Spirits/ghosts/angels come in many forms and shapes and places, age and history have nothing to do with it I believe.
Love, Jackie Monies
Sorry to hear it, Mindy. I walk a lot, even though The Man In My Life keeps telling me “When people in a small town see you walking, they think you are either poor, drunk, or high.”
Ghost, I will see if ill husband has an opinion. He was once president of a state American Wine Society group. He is pretty indiscriminate for a man who once made his living selling the finest wines (read $$$$) produced in Europe!
Now I can’t drink and he drinks one glass per night. What a change in life. I only think of it when I pick up a wine magazine or something similar in my doctor’s office
Jackie, if somebody told me I couldn’t drink any more, I would go up with the window shade. That’s the only thing that keeps me happy and sane. I will add you and your husband to my prayer list.
Ghost, about whether I have done just about everything in life? I want another 70 years to keep doing different things! I always say “Texans are like tea bags, put us in hot water and see what you get.”
You just keep reinventing yourself in life. JJ’s jelly jar strip made me laugh. One, because we all drank out of recycled jelly jars and tea from mason jars. The second because I started a company in Houston to make jellies called “Jellies by JAM” (my initials) We (I) made over 150 varieties of home made jams and jellies, all by hand in an open pot stirring with a big wooden spoon.
I ended up buying jelly jars by the boxcar load before it all ended. Mike was my unofficial “rep” and he sold all his huge wine and gourmet accounts on my jellies, along with all the gourmet shops and historical gift shops.
One Christmas I had to make a couple thousand jars each for two of his accounts who used my green and my red jalapeno jelly in their baskets. All my eye lashes and eye brows and hair on my arms fell out from the jalapeno fumes!
Love, Jackie Monies
Ooops, forgot to tell you our motto. “Jelly eaters are sweet people.”
Love, Jackie Monies
Lily: Watch your liver function, hon.
After all our discussion on the Civil War I thought some might enjoy the current thread/strip over on Monty.

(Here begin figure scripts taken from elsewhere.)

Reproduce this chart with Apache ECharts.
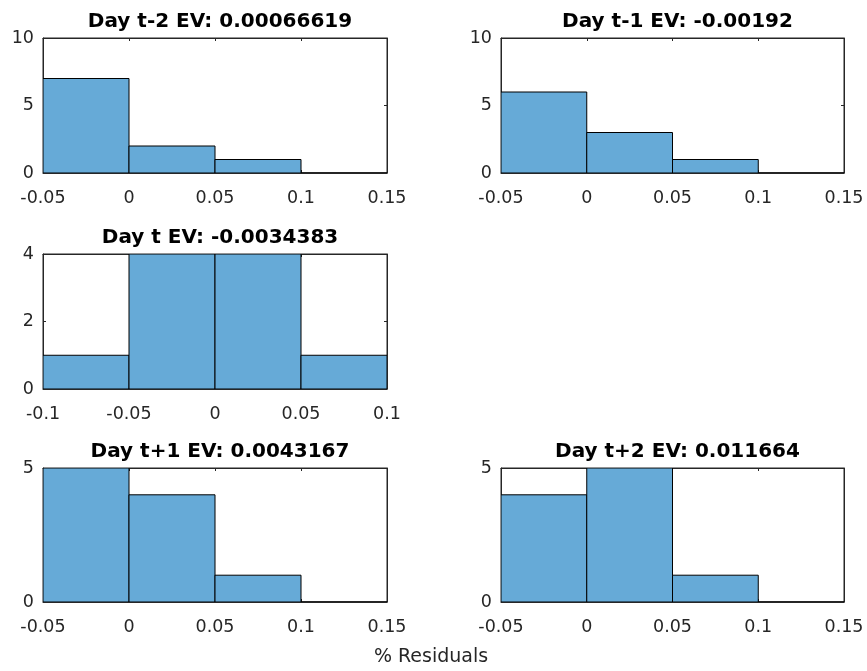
<!DOCTYPE html>
<html><head><meta charset="utf-8">
<script src="https://cdn.jsdelivr.net/npm/echarts@6/dist/echarts.min.js"></script>
<style>html,body{margin:0;padding:0;background:#fff}#c{width:867px;height:671px}</style>
</head><body><div id="c"></div>
<script>
const titles = ['Day t-2 EV: 0.00066619','Day t-1 EV: -0.00192','Day t EV: -0.0034383','Day t+1 EV: 0.0043167','Day t+2 EV: 0.011664'];
const edgesA = [-0.05, 0, 0.05, 0.1, 0.15];
const edgesB = [-0.1, -0.05, 0, 0.05, 0.1];
const countsTm2 = [7, 2, 1, 0];
const countsTm1 = [6, 3, 1, 0];
const countsT = [1, 4, 4, 1];
const countsTp1 = [5, 4, 1, 0];
const countsTp2 = [4, 5, 1, 0];
const yMaxes = [10, 10, 4, 5, 5];
const yIntervals = [5, 5, 2, 5, 5];
const xLabel = '% Residuals';

const panels = [
  {edges: edgesA, counts: countsTm2},
  {edges: edgesA, counts: countsTm1},
  {edges: edgesB, counts: countsT},
  {edges: edgesA, counts: countsTp1},
  {edges: edgesA, counts: countsTp2}
];
// layout boxes [left, top, right, bottom]
const boxes = [
  [43, 38, 387, 173],
  [501, 38, 844, 173],
  [43, 254, 387, 389],
  [43, 468, 387, 602],
  [501, 468, 844, 602]
];
const axisColor = '#262626';
const fontFam = '"DejaVu Sans", sans-serif';
const fill = '#66aad7';
const tickFont = 17.5;

const grid = [], xAxis = [], yAxis = [], series = [], title = [];
panels.forEach((p, i) => {
  const b = boxes[i];
  grid.push({left: b[0], top: b[1], width: b[2]-b[0], height: b[3]-b[1], show: true, borderColor: axisColor, borderWidth: 1, backgroundColor: '#fff'});
  const xmin = p.edges[0], xmax = p.edges[p.edges.length-1];
  const tickCommon = {show: true, inside: true, length: 3, lineStyle: {color: axisColor}};
  const lineCommon = {show: true, onZero: false, lineStyle: {color: axisColor}};
  xAxis.push({type: 'value', gridIndex: i, min: xmin, max: xmax, interval: 0.05, position: 'bottom',
    axisLine: lineCommon, axisTick: tickCommon, splitLine: {show: false},
    axisLabel: {color: axisColor, fontFamily: fontFam, fontSize: tickFont, margin: 16, showMinLabel: true, showMaxLabel: true}});
  xAxis.push({type: 'value', gridIndex: i, min: xmin, max: xmax, interval: 0.05, position: 'top',
    axisLine: lineCommon, axisTick: tickCommon, splitLine: {show: false}, axisLabel: {show: false}});
  yAxis.push({type: 'value', gridIndex: i, min: 0, max: yMaxes[i], interval: yIntervals[i], position: 'left',
    axisLine: lineCommon, axisTick: tickCommon, splitLine: {show: false},
    axisLabel: {color: axisColor, fontFamily: fontFam, fontSize: tickFont, margin: 9, padding: [6, 0, 0, 0]}});
  yAxis.push({type: 'value', gridIndex: i, min: 0, max: yMaxes[i], interval: yIntervals[i], position: 'right',
    axisLine: lineCommon, axisTick: tickCommon, splitLine: {show: false}, axisLabel: {show: false}});
  const data = p.counts.map((c, k) => [p.edges[k], p.edges[k+1], c]);
  series.push({type: 'custom', xAxisIndex: 2*i, yAxisIndex: 2*i, data: data, clip: true,
    renderItem: function(params, api) {
      const p0 = api.coord([api.value(0), 0]);
      const p1 = api.coord([api.value(1), api.value(2)]);
      return {type: 'rect', shape: {x: p0[0], y: p1[1], width: p1[0]-p0[0], height: p0[1]-p1[1]},
        style: {fill: fill, stroke: '#000', lineWidth: 1}};
    }});
  title.push({text: titles[i], left: (b[0]+b[2])/2, top: b[1]-31, textAlign: 'center',
    textStyle: {fontFamily: fontFam, fontWeight: 'bold', fontSize: 20, color: '#000'}});
});
title.push({text: xLabel, left: 426, top: 643, textAlign: 'center',
  textStyle: {fontFamily: fontFam, fontWeight: 'normal', fontSize: 19, color: axisColor}});

const chart = echarts.init(document.getElementById('c'), null, {renderer: 'canvas'});
chart.setOption({animation: false, backgroundColor: '#fff', title, grid, xAxis, yAxis, series});
</script></body></html>
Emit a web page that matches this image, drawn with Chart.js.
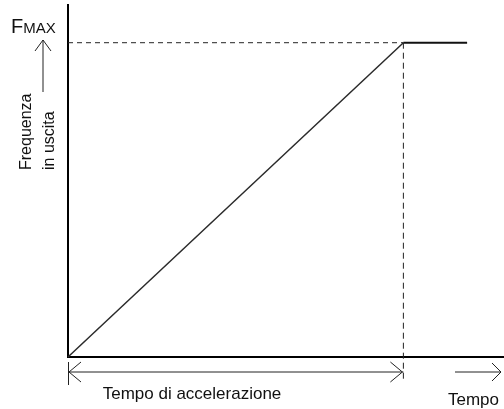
<!DOCTYPE html>
<html>
<head>
<meta charset="utf-8">
<script src="https://cdn.jsdelivr.net/npm/chart.js@4/dist/chart.umd.min.js"></script>
<style>
  html, body { margin: 0; padding: 0; background: #fff; }
  #wrap { width: 504px; height: 409px; position: relative; }
</style>
</head>
<body>
<div id="wrap"><canvas id="chart"></canvas></div>
<script>
// time in units of the acceleration time, frequency in units of FMAX
const rampTime = [0, 1];
const rampFreq = [0, 1];
const holdTime = [1, 1.19];
const holdFreq = [1, 1];
const fmaxGuideTime = [0, 1];
const fmaxGuideFreq = [1, 1];
const accelGuideTime = [1, 1];
const accelGuideFreq = [1, -0.07];

const labelFmax = 'FMAX';
const labelYTop = 'Frequenza';
const labelYBottom = 'in uscita';
const labelAccel = 'Tempo di accelerazione';
const labelTime = 'Tempo';

const FONT = '"Liberation Sans", Arial, sans-serif';
const toPoints = (xs, ys) => xs.map((x, i) => ({ x: x, y: ys[i] }));

function arrowHead(ctx, x, y, dir, len, half) {
    ctx.beginPath();
    if (dir === 'left') {
        ctx.moveTo(x + len, y - half); ctx.lineTo(x, y); ctx.lineTo(x + len, y + half);
    } else if (dir === 'right') {
        ctx.moveTo(x - len, y - half); ctx.lineTo(x, y); ctx.lineTo(x - len, y + half);
    } else {
        ctx.moveTo(x - half, y + len); ctx.lineTo(x, y); ctx.lineTo(x + half, y + len);
    }
    ctx.stroke();
}

const annotations = {
    id: 'annotations',
    afterDraw(chart) {
        const ctx = chart.ctx;
        const xs = chart.scales.x, ys = chart.scales.y;
        const x0 = xs.getPixelForValue(0);
        const x1 = xs.getPixelForValue(1);
        const yAxis = ys.getPixelForValue(0);
        const yArrow = yAxis + 15;
        ctx.save();
        ctx.strokeStyle = '#222';
        ctx.fillStyle = '#111';
        ctx.lineWidth = 1;

        // acceleration time span
        ctx.beginPath();
        ctx.moveTo(x0 + 0.5, yAxis + 5); ctx.lineTo(x0 + 0.5, yAxis + 28);
        ctx.moveTo(x0, yArrow); ctx.lineTo(x1, yArrow);
        ctx.stroke();
        arrowHead(ctx, x0 + 1, yArrow, 'left', 12, 10);
        arrowHead(ctx, x1 - 1, yArrow, 'right', 12, 10);

        // time direction arrow
        ctx.beginPath();
        ctx.moveTo(455, yArrow); ctx.lineTo(501, yArrow);
        ctx.stroke();
        arrowHead(ctx, 501, yArrow, 'right', 9, 9);

        // frequency direction arrow
        ctx.beginPath();
        ctx.moveTo(43, 92); ctx.lineTo(43, 40);
        ctx.stroke();
        arrowHead(ctx, 43, 40, 'up', 11, 8);

        ctx.textBaseline = 'alphabetic';
        ctx.font = '17px ' + FONT;
        ctx.textAlign = 'center';
        ctx.fillText(labelAccel, 192, 399);
        ctx.textAlign = 'left';
        ctx.fillText(labelTime, 448, 405);

        // FMAX with small capitals
        ctx.font = '20px ' + FONT;
        ctx.fillText(labelFmax[0], 11, 33);
        const w = ctx.measureText(labelFmax[0]).width;
        ctx.font = '15px ' + FONT;
        ctx.fillText(labelFmax.slice(1), 11 + w, 33);

        // rotated y label
        ctx.font = '16px ' + FONT;
        ctx.translate(0, 170);
        ctx.rotate(-Math.PI / 2);
        ctx.textAlign = 'left';
        ctx.fillText(labelYTop, 0, 31);
        ctx.fillText(labelYBottom, 0, 54);
        ctx.restore();
    }
};

new Chart(document.getElementById('chart'), {
    type: 'line',
    data: {
        datasets: [
            { data: toPoints(rampTime, rampFreq), borderColor: '#2a2a2a', borderWidth: 1.5, pointRadius: 0, clip: false },
            { data: toPoints(holdTime, holdFreq), borderColor: '#111', borderWidth: 2, pointRadius: 0, clip: false },
            { data: toPoints(fmaxGuideTime, fmaxGuideFreq), borderColor: '#222', borderWidth: 1, borderDash: [5, 4], pointRadius: 0, clip: false },
            { data: toPoints(accelGuideTime, accelGuideFreq), borderColor: '#222', borderWidth: 1, borderDash: [6, 4], pointRadius: 0, clip: false }
        ]
    },
    options: {
        responsive: true,
        maintainAspectRatio: false,
        animation: false,
        layout: { padding: { left: 60, top: 5, right: 0, bottom: 44 } },
        plugins: { legend: { display: false }, tooltip: { enabled: false } },
        scales: {
            x: {
                type: 'linear', min: 0, max: 1.3,
                grid: { display: false },
                ticks: { display: false },
                border: { display: true, color: '#000', width: 2 }
            },
            y: {
                type: 'linear', min: 0, max: 1.12,
                grid: { display: false },
                ticks: { display: false },
                border: { display: true, color: '#000', width: 2 }
            }
        }
    },
    plugins: [annotations]
});
</script>
</body>
</html>
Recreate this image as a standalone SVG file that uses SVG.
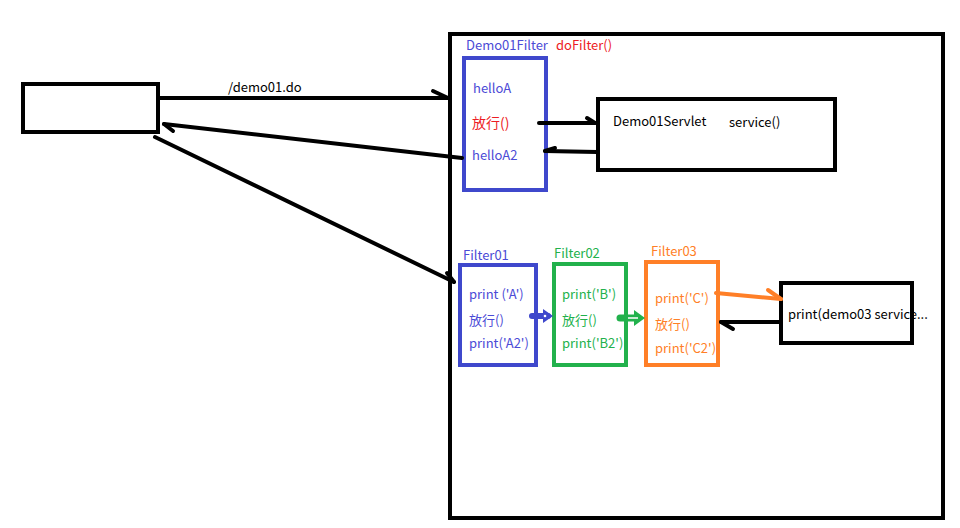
<svg xmlns="http://www.w3.org/2000/svg" width="960" height="528" viewBox="0 0 960 528">
<style>
text{font-family:"Noto Sans CJK SC","Liberation Sans",sans-serif;font-size:13px}
.box{fill:none;stroke-width:4}
.k{stroke:#000}
.bl{stroke:#3F48CC}
.gr{stroke:#22B14C}
.or{stroke:#FF7F27}
.line{fill:none;stroke-width:4;stroke-linecap:round;stroke-linejoin:round}
.tb{fill:#4B4BD6}
.tr{fill:#ED1C24}
.tk{fill:#000}
.tg{fill:#22B14C}
.to{fill:#FF7F27}
</style>
<rect width="960" height="528" fill="#fff"/>
<g id="client"><rect class="box k" x="23" y="84" width="135" height="48"/></g>
<g id="container"><rect class="box k" x="450" y="34" width="493" height="484"/></g>
<g id="demo01filter">
<rect class="box bl" x="464" y="58" width="82" height="132"/>
<text x="466" y="50" class="tb">Demo01Filter</text>
<text x="556" y="50" class="tr">doFilter()</text>
<text x="473" y="93" class="tb">helloA</text>
<text x="472" y="128" class="tr" style="font-size:14px">放行()</text>
<text x="472" y="160" class="tb">helloA2</text>
</g>
<g id="demo01servlet">
<rect class="box k" x="598" y="99" width="237" height="71"/>
<text x="613" y="126" class="tk">Demo01Servlet</text>
<text x="729" y="127" class="tk">service()</text>
</g>
<g id="filter01">
<rect class="box bl" x="460" y="265" width="76" height="100"/>
<text x="463" y="260" class="tb">Filter01</text>
<text x="469" y="299" class="tb">print ('A')</text>
<text x="469" y="325" class="tb">放行()</text>
<text x="469" y="348" class="tb">print('A2')</text>
</g>
<g id="filter02">
<rect class="box gr" x="554" y="264" width="72" height="101"/>
<text x="554" y="258" class="tg">Filter02</text>
<text x="562" y="299" class="tg">print('B')</text>
<text x="562" y="325" class="tg">放行()</text>
<text x="562" y="348" class="tg">print('B2')</text>
</g>
<g id="filter03">
<rect class="box or" x="646" y="262" width="72" height="103"/>
<text x="651" y="256" class="to">Filter03</text>
<text x="655" y="303" class="to">print('C')</text>
<text x="655" y="329" class="to">放行()</text>
<text x="655" y="353" class="to">print('C2')</text>
</g>
<g id="demo03servlet">
<rect class="box k" x="781" y="283" width="131" height="60"/>
<text x="788" y="319" class="tk">print(demo03 service...</text>
</g>
<g id="connectors">
<polyline class="line k" points="158,98 448,98"/>
<polyline class="line k" points="433,91 448,98"/>
<text x="228" y="92" class="tk">/demo01.do</text>
<polyline class="line k" points="462,158 164,124"/>
<polyline class="line k" points="164,124 173,131"/>
<polyline class="line k" points="155,137 454,282"/>
<polyline class="line k" points="447,273 454,282"/>
<polyline class="line k" points="539,123 595,123"/>
<polyline class="line k" points="587,118 595,123"/>
<polyline class="line k" points="597,152 545,151"/>
<polyline class="line k" points="545,151 555,148"/>
<polyline class="line k" points="780,322 721,322"/>
<polyline class="line k" points="721,322 733,329"/>
<polyline class="line or" points="716,293 781,299"/>
<polyline class="line or" points="768,290 781,299"/>
<polyline class="line bl" points="532,316 548,316" style="stroke-width:6"/>
<polygon points="543,309 553,316 543,323" fill="#3F48CC"/>
<circle cx="545" cy="316" r="1.3" fill="#fff"/>
<polyline class="line gr" points="620,318 638,318" style="stroke-width:7"/>
<polygon points="634,310 645,318 634,326" fill="#22B14C"/>
<line x1="628" y1="318" x2="638" y2="318" stroke="#fff" stroke-width="1.5"/>
</g>
</svg>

He stumbles into a Civil War reenactment group and is mistaken for a Yankee spy.
The part about “find him some wire rimmed glasses and take those polyester pants off him”
is totally hilarious!
Love, Jackie Monies (who has friends who are reenactors of many periods)
Re. today’s strip, I thought maybe Arlo was going Italian on us. In many trattorias throughout Italy they serve red wine in small tumblers that look like jelly jars. Which at first surprised me, but when in Rome, you know. Then I got to like drinking wine that way. (The Italian wines might’ve had something to do with the liking it, though.) After I got back, the closest thing to them I had in my cupboard were a couple of little old jelly jars.
Someone gave me a set of stemless wine glasses for Christmas, and that’s also how my cabernet was served the last time I visited my favorite Italian eatery. I suppose that constitutes some sort of trend.
Also, as Lily noted about hers, it’s harder to knock them over. Which is a good thing, unless knocking over your wine glass is your tell that you’ve had enough.